### [Task requirements]
Search the listing below for the string "this" and show each line that contains it.

>> begin

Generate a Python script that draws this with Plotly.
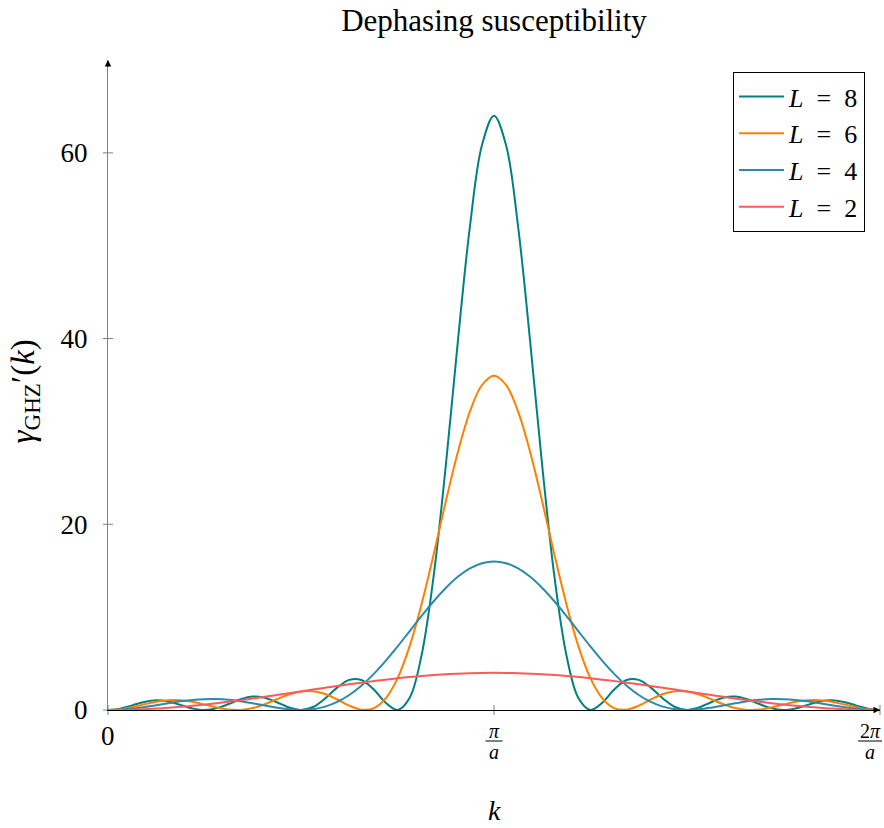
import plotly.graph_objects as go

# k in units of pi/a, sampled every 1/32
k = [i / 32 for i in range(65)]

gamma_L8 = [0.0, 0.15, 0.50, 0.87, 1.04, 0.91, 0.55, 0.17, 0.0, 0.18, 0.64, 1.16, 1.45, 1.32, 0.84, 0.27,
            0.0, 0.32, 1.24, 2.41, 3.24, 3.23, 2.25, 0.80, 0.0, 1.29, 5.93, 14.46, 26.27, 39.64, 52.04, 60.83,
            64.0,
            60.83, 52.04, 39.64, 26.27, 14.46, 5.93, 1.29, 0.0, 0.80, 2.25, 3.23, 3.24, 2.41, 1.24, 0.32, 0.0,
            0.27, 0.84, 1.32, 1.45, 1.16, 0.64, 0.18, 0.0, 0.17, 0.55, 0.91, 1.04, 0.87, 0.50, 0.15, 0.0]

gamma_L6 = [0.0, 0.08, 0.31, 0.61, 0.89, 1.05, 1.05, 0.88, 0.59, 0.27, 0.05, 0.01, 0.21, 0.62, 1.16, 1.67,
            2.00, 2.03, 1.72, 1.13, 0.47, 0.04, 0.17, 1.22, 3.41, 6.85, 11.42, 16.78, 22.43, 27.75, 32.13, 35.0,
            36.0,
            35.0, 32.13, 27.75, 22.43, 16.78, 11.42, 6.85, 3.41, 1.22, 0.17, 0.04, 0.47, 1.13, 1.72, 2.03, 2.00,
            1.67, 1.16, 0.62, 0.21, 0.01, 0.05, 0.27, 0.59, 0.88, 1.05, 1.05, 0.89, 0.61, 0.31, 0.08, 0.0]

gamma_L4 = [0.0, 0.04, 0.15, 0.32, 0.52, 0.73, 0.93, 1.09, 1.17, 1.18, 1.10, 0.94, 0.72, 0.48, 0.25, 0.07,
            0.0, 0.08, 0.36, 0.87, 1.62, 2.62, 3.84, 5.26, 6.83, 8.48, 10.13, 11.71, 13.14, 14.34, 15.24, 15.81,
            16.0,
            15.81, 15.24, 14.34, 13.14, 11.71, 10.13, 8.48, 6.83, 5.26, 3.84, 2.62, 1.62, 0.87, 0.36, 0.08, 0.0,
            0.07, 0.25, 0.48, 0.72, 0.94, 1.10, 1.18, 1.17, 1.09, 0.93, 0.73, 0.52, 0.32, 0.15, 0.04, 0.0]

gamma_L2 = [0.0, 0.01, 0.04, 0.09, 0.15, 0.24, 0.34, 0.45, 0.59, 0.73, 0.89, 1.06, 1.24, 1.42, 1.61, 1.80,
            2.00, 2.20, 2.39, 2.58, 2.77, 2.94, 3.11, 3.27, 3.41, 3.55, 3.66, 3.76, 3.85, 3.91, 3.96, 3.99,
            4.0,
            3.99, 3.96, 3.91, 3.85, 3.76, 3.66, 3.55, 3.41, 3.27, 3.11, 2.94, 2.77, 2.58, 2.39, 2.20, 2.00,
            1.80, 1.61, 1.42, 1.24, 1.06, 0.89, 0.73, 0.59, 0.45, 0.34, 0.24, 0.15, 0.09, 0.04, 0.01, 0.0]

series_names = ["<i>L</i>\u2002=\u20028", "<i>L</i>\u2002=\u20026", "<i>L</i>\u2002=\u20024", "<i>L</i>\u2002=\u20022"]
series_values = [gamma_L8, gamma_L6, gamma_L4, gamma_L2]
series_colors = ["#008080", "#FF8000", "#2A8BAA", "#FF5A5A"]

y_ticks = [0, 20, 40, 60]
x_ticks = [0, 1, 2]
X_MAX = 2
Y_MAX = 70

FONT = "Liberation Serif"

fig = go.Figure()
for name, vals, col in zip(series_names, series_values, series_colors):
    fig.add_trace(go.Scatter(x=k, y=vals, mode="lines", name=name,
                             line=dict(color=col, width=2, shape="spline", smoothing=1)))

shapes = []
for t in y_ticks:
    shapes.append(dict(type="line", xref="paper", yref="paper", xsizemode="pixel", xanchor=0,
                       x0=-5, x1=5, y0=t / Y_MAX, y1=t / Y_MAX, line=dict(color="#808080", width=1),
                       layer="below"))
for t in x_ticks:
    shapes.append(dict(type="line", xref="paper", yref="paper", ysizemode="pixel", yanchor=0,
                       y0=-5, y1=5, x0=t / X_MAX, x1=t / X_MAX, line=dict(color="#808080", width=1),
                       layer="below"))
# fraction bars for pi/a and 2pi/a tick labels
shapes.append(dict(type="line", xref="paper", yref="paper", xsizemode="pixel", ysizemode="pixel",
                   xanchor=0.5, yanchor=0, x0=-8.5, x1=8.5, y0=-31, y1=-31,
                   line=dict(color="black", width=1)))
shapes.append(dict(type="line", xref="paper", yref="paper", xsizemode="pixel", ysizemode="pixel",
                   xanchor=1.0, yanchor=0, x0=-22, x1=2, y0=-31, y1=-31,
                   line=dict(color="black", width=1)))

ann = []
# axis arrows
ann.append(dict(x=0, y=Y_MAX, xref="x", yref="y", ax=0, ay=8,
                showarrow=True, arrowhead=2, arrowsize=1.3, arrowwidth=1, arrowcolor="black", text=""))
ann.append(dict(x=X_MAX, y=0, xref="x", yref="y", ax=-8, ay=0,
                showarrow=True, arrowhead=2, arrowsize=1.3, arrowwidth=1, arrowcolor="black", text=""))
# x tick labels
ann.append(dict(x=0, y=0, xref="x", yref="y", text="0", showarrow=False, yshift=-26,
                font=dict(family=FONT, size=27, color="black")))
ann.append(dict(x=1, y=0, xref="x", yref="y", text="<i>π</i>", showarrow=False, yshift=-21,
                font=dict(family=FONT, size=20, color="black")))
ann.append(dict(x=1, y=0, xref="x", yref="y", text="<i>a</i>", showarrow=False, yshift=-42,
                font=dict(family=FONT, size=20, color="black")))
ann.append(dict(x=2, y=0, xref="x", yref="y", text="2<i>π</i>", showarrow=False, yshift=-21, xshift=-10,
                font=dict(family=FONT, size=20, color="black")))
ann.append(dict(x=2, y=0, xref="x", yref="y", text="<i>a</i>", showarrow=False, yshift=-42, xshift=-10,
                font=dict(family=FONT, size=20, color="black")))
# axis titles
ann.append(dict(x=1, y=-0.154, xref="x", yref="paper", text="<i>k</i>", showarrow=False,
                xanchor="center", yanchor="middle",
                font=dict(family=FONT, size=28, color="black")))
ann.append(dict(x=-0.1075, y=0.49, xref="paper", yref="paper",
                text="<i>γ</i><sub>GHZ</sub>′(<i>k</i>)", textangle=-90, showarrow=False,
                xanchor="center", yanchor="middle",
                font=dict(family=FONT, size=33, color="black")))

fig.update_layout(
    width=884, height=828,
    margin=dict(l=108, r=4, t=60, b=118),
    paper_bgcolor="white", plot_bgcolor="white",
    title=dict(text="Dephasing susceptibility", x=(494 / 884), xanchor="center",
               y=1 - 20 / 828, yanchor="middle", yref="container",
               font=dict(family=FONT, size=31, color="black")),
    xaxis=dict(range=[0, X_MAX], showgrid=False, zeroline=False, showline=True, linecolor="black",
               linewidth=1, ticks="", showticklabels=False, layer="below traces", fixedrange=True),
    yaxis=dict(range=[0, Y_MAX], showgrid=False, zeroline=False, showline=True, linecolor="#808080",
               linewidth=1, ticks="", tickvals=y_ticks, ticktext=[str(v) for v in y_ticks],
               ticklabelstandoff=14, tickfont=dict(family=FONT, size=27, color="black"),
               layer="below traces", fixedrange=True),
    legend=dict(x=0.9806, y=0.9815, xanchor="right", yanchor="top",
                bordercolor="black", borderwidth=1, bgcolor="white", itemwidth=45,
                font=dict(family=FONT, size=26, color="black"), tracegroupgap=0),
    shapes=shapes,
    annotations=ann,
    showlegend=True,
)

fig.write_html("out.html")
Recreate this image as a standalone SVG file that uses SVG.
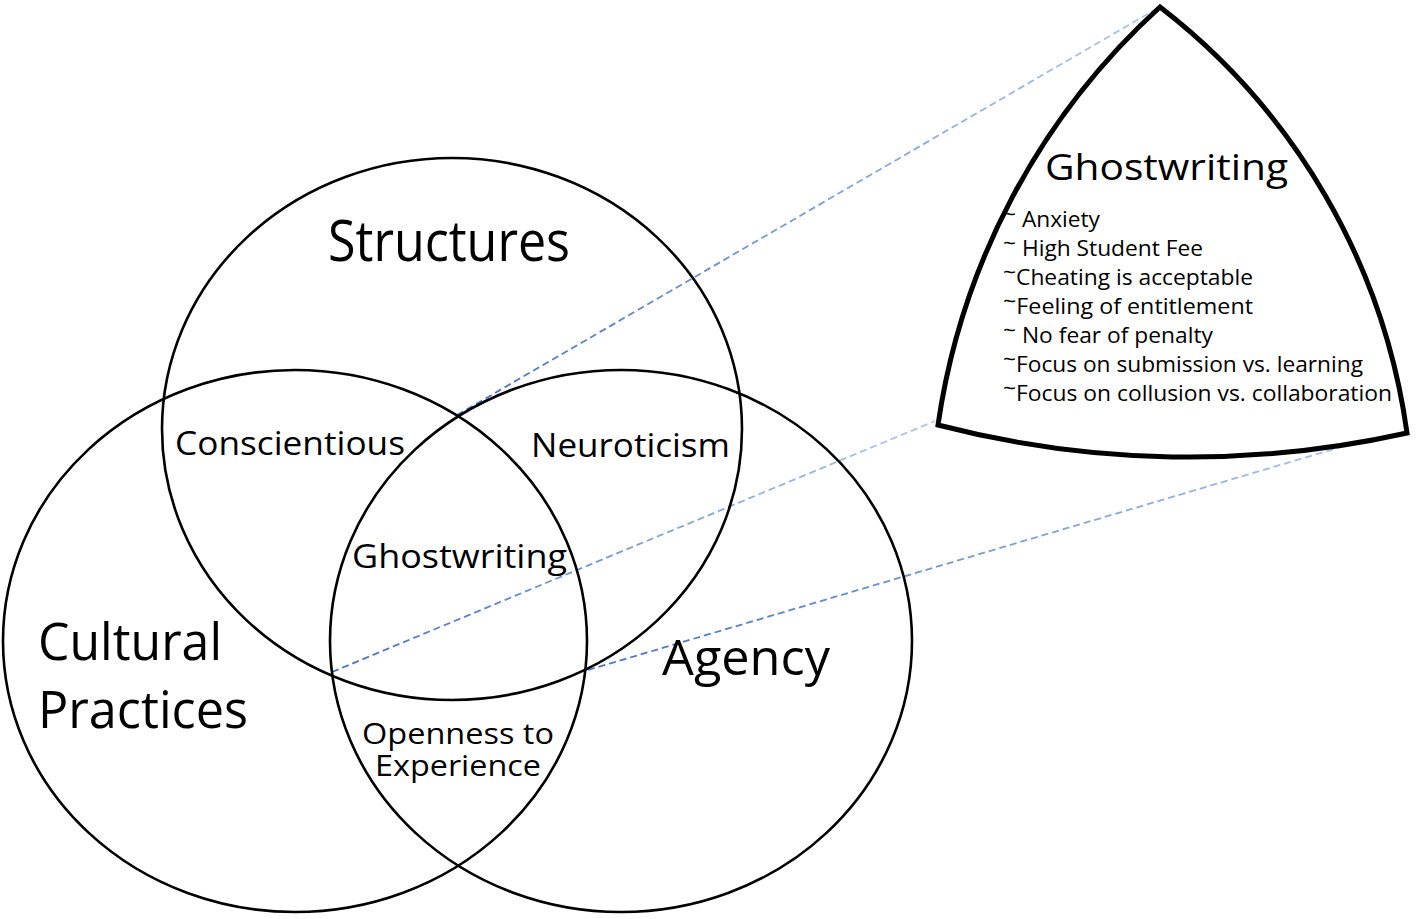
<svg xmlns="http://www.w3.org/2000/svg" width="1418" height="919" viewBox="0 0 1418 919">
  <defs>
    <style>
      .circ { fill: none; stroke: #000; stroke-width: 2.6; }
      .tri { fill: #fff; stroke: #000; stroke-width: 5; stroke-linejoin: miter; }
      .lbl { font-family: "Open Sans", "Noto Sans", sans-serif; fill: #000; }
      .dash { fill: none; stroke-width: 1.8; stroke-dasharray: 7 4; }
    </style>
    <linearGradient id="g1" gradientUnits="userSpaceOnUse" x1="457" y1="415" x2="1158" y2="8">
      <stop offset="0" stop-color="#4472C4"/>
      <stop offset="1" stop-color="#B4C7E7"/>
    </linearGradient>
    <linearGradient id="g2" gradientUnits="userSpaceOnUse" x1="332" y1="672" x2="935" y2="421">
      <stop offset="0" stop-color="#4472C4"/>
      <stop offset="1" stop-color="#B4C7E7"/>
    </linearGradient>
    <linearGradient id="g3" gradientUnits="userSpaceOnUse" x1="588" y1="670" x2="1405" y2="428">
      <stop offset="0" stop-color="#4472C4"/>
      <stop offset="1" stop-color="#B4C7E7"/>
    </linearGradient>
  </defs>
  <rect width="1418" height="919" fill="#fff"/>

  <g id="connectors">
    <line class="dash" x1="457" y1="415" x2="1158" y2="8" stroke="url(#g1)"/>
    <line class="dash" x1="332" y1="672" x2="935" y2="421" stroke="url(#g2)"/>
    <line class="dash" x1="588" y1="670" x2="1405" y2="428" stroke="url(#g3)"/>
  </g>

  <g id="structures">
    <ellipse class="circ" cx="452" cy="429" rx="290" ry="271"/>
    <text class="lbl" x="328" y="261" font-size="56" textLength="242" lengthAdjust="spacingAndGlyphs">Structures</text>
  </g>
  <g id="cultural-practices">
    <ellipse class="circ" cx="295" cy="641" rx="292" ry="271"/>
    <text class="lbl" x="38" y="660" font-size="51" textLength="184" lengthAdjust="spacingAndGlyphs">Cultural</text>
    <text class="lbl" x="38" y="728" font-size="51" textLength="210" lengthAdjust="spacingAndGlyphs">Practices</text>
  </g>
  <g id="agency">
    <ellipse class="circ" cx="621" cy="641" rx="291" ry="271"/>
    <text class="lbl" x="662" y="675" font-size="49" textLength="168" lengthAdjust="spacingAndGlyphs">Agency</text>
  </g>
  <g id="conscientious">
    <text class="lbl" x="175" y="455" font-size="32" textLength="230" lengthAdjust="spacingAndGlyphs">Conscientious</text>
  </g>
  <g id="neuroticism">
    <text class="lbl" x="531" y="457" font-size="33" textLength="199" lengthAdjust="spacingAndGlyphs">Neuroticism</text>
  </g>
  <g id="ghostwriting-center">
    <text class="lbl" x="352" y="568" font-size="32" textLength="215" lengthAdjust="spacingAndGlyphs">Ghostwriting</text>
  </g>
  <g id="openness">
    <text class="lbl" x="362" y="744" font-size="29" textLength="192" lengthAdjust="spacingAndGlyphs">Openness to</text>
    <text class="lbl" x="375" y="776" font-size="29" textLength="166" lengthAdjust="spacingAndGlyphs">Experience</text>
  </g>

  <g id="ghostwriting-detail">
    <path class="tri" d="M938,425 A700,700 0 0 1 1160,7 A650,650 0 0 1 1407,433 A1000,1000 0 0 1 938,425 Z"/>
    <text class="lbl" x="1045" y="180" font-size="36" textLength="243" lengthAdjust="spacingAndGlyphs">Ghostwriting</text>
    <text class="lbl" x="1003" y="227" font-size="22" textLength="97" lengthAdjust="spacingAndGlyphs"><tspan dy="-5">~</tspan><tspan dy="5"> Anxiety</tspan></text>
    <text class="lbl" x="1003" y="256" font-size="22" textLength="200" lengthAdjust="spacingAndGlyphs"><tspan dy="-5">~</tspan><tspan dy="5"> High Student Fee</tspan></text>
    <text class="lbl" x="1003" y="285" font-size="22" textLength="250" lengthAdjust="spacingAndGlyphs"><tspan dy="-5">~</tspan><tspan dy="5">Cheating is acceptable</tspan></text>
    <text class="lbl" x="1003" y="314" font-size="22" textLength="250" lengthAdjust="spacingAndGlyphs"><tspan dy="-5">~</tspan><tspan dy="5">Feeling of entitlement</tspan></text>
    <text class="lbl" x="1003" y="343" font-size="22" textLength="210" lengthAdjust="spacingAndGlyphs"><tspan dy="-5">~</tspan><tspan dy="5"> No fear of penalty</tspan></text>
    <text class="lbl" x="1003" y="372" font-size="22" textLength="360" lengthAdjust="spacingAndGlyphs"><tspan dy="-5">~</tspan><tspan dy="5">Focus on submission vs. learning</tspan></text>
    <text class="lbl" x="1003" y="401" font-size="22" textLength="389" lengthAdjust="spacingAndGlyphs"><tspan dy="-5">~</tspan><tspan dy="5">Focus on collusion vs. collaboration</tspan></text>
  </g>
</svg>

>> end

### [The response]
Generate a Python script that draws this with Plotly.
Recreate this image as a standalone SVG file that uses SVG.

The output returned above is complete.